We study data curation for multimodal reasoning through the NeurIPS 2025 Data Curation for Vision-Language Reasoning (DCVLR) challenge, which isolates dataset selection by fixing the model and training protocol. Using a compact curated dataset derived primarily from Walton Multimodal Cold Start, our submission placed first in the challenge. Through post-competition ablations, we show that difficulty-based example selection on an aligned base dataset is the dominant driver of performance gains. Increasing dataset size does not reliably improve mean accuracy under the fixed training recipe, but mainly reduces run-to-run variance, while commonly used diversity and synthetic augmentation heuristics provide no additional benefit and often degrade performance. These results characterize DCVLR as a saturation-regime evaluation and highlight the central role of alignment and difficulty in data-efficient multimodal reasoning.
Community
Some of the observations founded are :
i. Difficulty based example selection is the dominant driver of performance:
Selecting challenging but learnable examples yields the largest gains in multimodal reasoning accuracy, outperforming other curation strategies.
ii. Increasing dataset size does not reliably improve mean accuracy:
Once a well aligned base dataset is chosen, larger datasets mainly reduce run to run variance rather than boosting average performance.
iii. Data curation operates in a saturation regime:
Most performance improvements come from a relatively small number of carefully curated examples, with diminishing returns from adding more data.
iv.

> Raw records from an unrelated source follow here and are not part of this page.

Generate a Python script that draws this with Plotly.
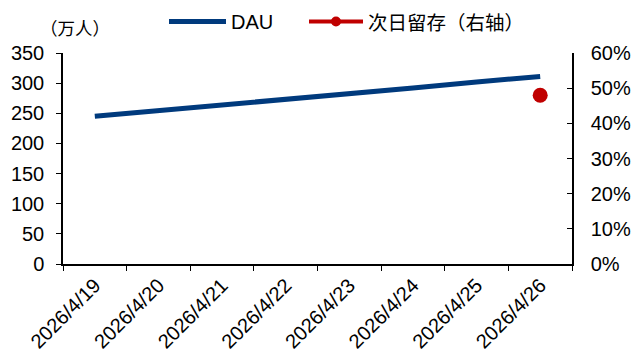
import plotly.graph_objects as go

# Daily data
dates = ["2026/4/19", "2026/4/20", "2026/4/21", "2026/4/22",
         "2026/4/23", "2026/4/24", "2026/4/25", "2026/4/26"]
dau = [245, 254, 264, 273, 283, 292, 302, 311]          # 万人
retention = [None, None, None, None, None, None, None, 0.48]  # 次日留存

FONT = "Liberation Sans, Arial, Noto Sans CJK SC, sans-serif"
CJK = "Noto Sans CJK SC"
BLUE = "#003A7D"
RED = "#C00000"

W, H = 633, 361
L, R, T, B = 63, 61, 53, 97
PW, PH = W - L - R, H - T - B


def px(xp):
    return (xp - L) / PW


def py(yp):
    return 1 + (T - yp) / PH


fig = go.Figure()
fig.add_trace(go.Scatter(
    x=dates, y=dau, name="DAU", mode="lines",
    line=dict(color=BLUE, width=5), showlegend=False,
))
fig.add_trace(go.Scatter(
    x=dates, y=retention, name="次日留存（右轴）", mode="lines+markers",
    line=dict(color=RED, width=4),
    marker=dict(color=RED, size=15),
    yaxis="y2", showlegend=False,
))

# legend drawn above the plot area
legend_y = 21.5
shapes = [
    dict(type="line", xref="paper", yref="paper",
         x0=px(169), x1=px(226), y0=py(legend_y), y1=py(legend_y),
         line=dict(color=BLUE, width=5)),
    dict(type="line", xref="paper", yref="paper",
         x0=px(309), x1=px(363), y0=py(legend_y), y1=py(legend_y),
         line=dict(color=RED, width=4)),
    dict(type="circle", xref="paper", yref="paper",
         x0=px(331), x1=px(341), y0=py(legend_y + 5), y1=py(legend_y - 5),
         fillcolor=RED, line=dict(color=RED, width=0)),
]

annotations = [
    dict(text="（万人）", x=px(75), y=py(27), xanchor="center",
         yanchor="middle", font=dict(size=17.5, family=CJK)),
    dict(text="DAU", x=px(229), y=py(legend_y), xanchor="left",
         yanchor="middle", font=dict(size=20)),
    dict(text="次日留存（右轴）", x=px(366), y=py(legend_y), xanchor="left",
         yanchor="middle", font=dict(size=19.5, family=CJK)),
]
for a in annotations:
    a.update(xref="paper", yref="paper", showarrow=False)

fig.update_layout(
    width=W, height=H,
    margin=dict(l=L, r=R, t=T, b=B, autoexpand=False),
    paper_bgcolor="white", plot_bgcolor="white",
    font=dict(family=FONT, size=20, color="#000000"),
    showlegend=False,
    xaxis=dict(
        type="category", range=[-0.5, 7.5], tickson="boundaries",
        tickangle=-45, ticks="outside", ticklen=5, tickcolor="black",
        showline=True, linecolor="black", linewidth=1.5,
        showgrid=False, zeroline=False, tickfont=dict(size=20),
    ),
    yaxis=dict(
        range=[0, 350], dtick=50, ticks="outside", ticklen=5,
        tickcolor="black", showline=True, linecolor="black", linewidth=1.5,
        showgrid=False, zeroline=False, tickfont=dict(size=20),
        ticklabelstandoff=8,
    ),
    yaxis2=dict(
        range=[0, 0.6], dtick=0.1, tickformat=".0%", overlaying="y",
        side="right", ticks="inside", ticklen=5, tickcolor="black",
        showline=True, linecolor="black", linewidth=1.5,
        showgrid=False, zeroline=False, tickfont=dict(size=20),
        ticklabelstandoff=13,
    ),
    shapes=shapes,
    annotations=annotations,
)

fig.write_html("out.html")
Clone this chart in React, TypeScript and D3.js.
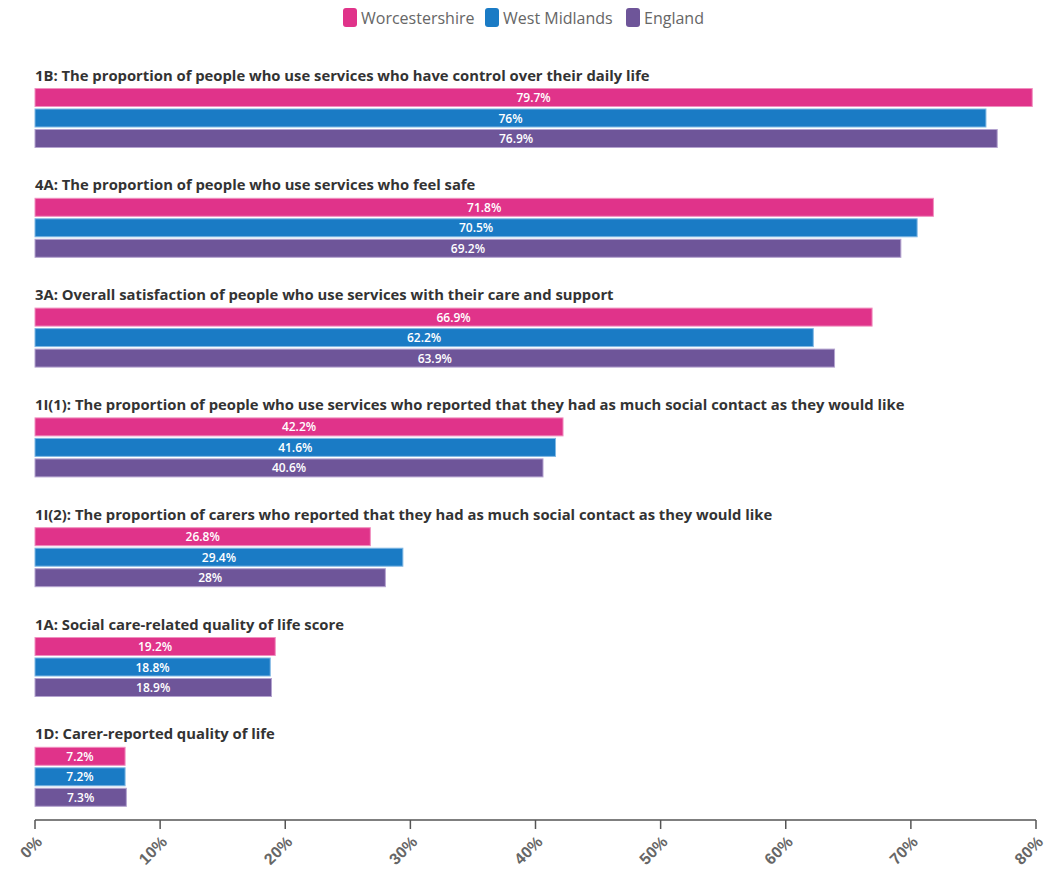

Common diversity heuristics provide little or no benefit:
Techniques such as clustering based diversity, category balancing, and synthetic augmentation often fail to improve performance and can even degrade accuracy.
v. Alignment between dataset, benchmark, and base model is crucial:
Strong alignment amplifies the effectiveness of difficulty filtering and explains why compact, well aligned datasets can outperform larger but less aligned ones.